A Toronto group is going to liven up Toronto’s laneways this summer with a series of crawls through the city’s garage-lined alleyways.

The Laneway Project is a non-profit dedicated to transforming the way Torontonians think about and use alleyways with the Laneway Crawl Series. The series will highlight five different communities and be spread out across summer. They’ll celebrate neighbourhood businesses and feature live performances – not unlike the festival-style events featured in NOW’s Hot Summer Guide.

“There will be performances, but also things like haircuts and art workshops for kids,” Michelle Senayah, cofounder of the Laneway Project, explains. “The idea is that all the activities are interactive and engaging and summer friendly.”

Last year, the Laneway Project organized a single laneway crawl in Bloordale. “We worked with local businesses and different cultural groups in the neighbourhood, so it had a distinct Bloordale feel,” Senyah explains.

When the group was invited back to host another laneway crawl in Bloordale this year, they decided to expand it to other Toronto neighbourhoods. After kicking off in Bloordale on June 11 (where the laneway event will run in conjunction with the Bloordale CIA’s community garage sale), the series will move to the Junction for the Summer Solstice Laneway Crawl on June 18.

Some of the crawls are tied to specific community events, such as Oakwood-Eglinton’s Reggae Lane Crawl that’ll include a mural unveiling by artist Adrian Hayles on July 16. Following the August 20 crawl on Danforth East, the final event of the series will take place in Christie Pits on September 25.

“What makes the laneway crawl so interesting is if you do it as a whole series rather than attend an individual event, you’ll get to see a very different mix of things happening in the laneways because we work hand-in-hand with local communities in each area,” Senayah says.

The laneway crawls vary in length. Some of them, such as the one in Reggae Lane, take place on a single lane.
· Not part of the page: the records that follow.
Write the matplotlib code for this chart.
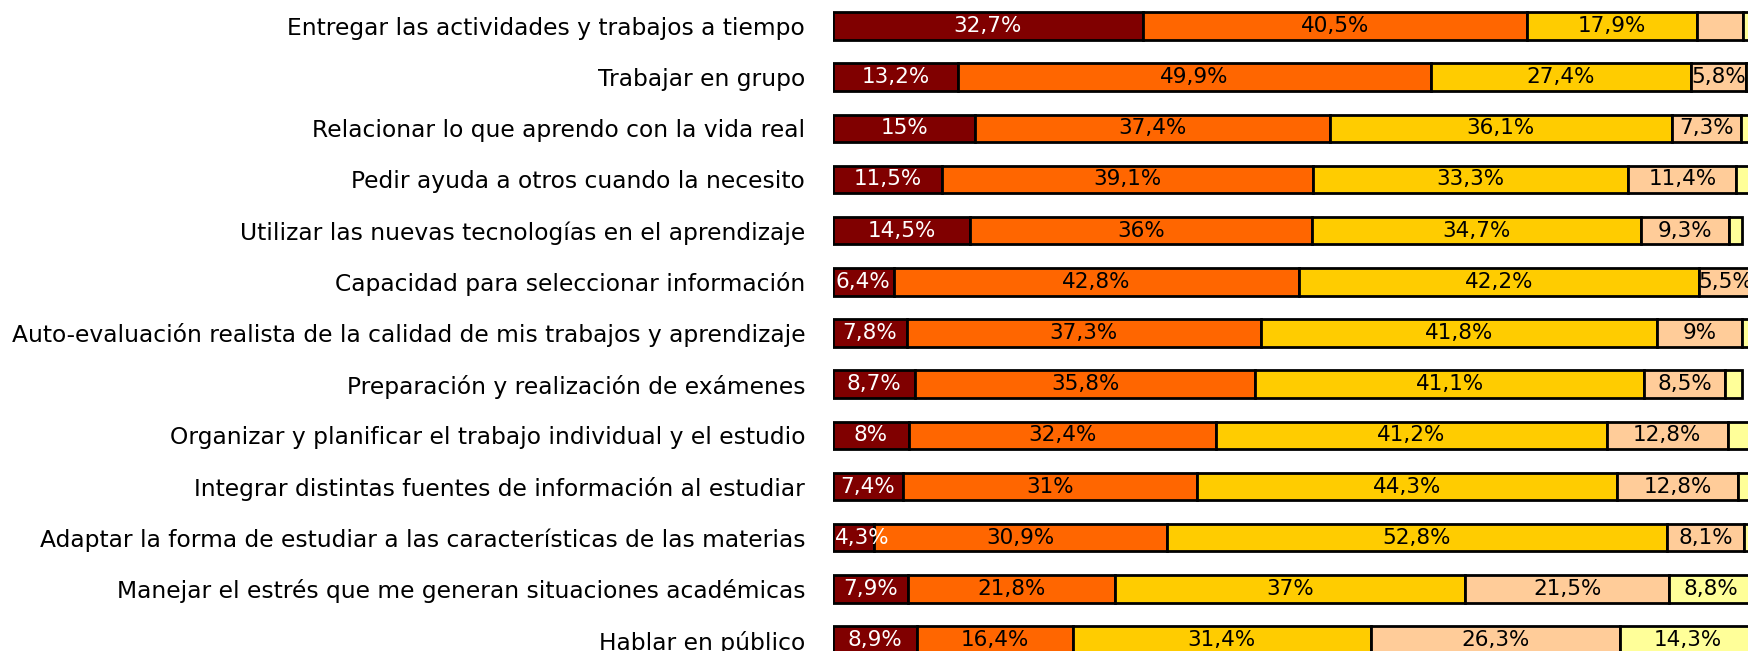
import matplotlib.pyplot as plt
import numpy as np

categorias = [
    'Entregar las actividades y trabajos a tiempo',
    'Trabajar en grupo',
    'Relacionar lo que aprendo con la vida real',
    'Pedir ayuda a otros cuando la necesito',
    'Utilizar las nuevas tecnologías en el aprendizaje',
    'Capacidad para seleccionar información',
    'Auto-evaluación realista de la calidad de mis trabajos y aprendizaje',
    'Preparación y realización de exámenes',
    'Organizar y planificar el trabajo individual y el estudio',
    'Integrar distintas fuentes de información al estudiar',
    'Adaptar la forma de estudiar a las características de las materias',
    'Manejar el estrés que me generan situaciones académicas',
    'Hablar en público',
]

# porcentaje de respuestas por nivel (de mayor a menor dominio)
nivel_1 = [32.7, 13.2, 15, 11.5, 14.5, 6.4, 7.8, 8.7, 8, 7.4, 4.3, 7.9, 8.9]
nivel_2 = [40.5, 49.9, 37.4, 39.1, 36, 42.8, 37.3, 35.8, 32.4, 31, 30.9, 21.8, 16.4]
nivel_3 = [17.9, 27.4, 36.1, 33.3, 34.7, 42.2, 41.8, 41.1, 41.2, 44.3, 52.8, 37, 31.4]
nivel_4 = [4.9, 5.8, 7.3, 11.4, 9.3, 5.5, 9, 8.5, 12.8, 12.8, 8.1, 21.5, 26.3]
nivel_5 = [2.5, 2.0, 2.5, 3.0, 1.4, 1.5, 2.5, 1.8, 4.0, 3.0, 2.5, 8.8, 14.3]

series = [nivel_1, nivel_2, nivel_3, nivel_4, nivel_5]
colores = ['#800000', '#FF6600', '#FFCC00', '#FFCC99', '#FFFF99']
color_texto = ['white', 'black', 'black', 'black', 'black']

fig = plt.figure(figsize=(17.49, 6.51), dpi=100)
# el eje sigue más allá del borde derecho de la figura
ax = fig.add_axes([833 / 1749, 0, 948 / 1749, 1])

y = np.arange(len(categorias))
izq = np.zeros(len(categorias))
for k, (vals, col) in enumerate(zip(series, colores)):
    vals = np.array(vals, dtype=float)
    ax.barh(y, vals, left=izq, height=0.54, color=col,
            edgecolor='black', linewidth=2)
    for i, v in enumerate(vals):
        if k >= 3 and v < 5:
            continue
        txt = f'{v:g}'.replace('.', ',') + '%'
        if v < 5:
            # tramo estrecho: la etiqueta arranca en el borde del tramo
            ax.text(izq[i] + 0.2, y[i], txt, ha='left', va='center',
                    color=color_texto[k], fontsize=15.5)
        else:
            ax.text(izq[i] + v / 2, y[i], txt, ha='center', va='center',
                    color=color_texto[k], fontsize=15.5)
    izq += vals

ax.set_xlim(0, 100)
ax.set_ylim(y[-1] + (651 - 640) / 51.2, -26 / 51.2)
ax.set_yticks(y)
ax.set_yticklabels(categorias, fontsize=16.8)
ax.tick_params(axis='y', length=0, pad=20)
ax.set_xticks([])
for s in ax.spines.values():
    s.set_visible(False)

fig.savefig('out.png', dpi=100)
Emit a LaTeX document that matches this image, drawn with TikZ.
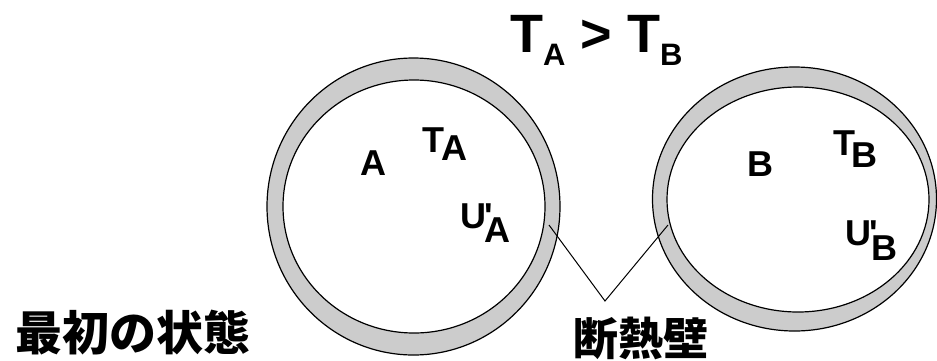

Others, like the Bloordale crawl, which run along laneways north and south of Bloor West between Margueretta and Dufferin, are spread across several lanes.

The Laneway Crawl Series is just one of several projects the group has going on. They’re involved in street-art and greenery planning for some of Toronto’s laneways as well as organizing volunteer-driven clean-ups. They also provide feedback to city hall staff on urban development.

“Our broader work is to transform Toronto’s laneways, improve the laneways and our relationship with them,” Senayah says. “That means, how we think about laneways, but also how we plan, design, use and regulate them.”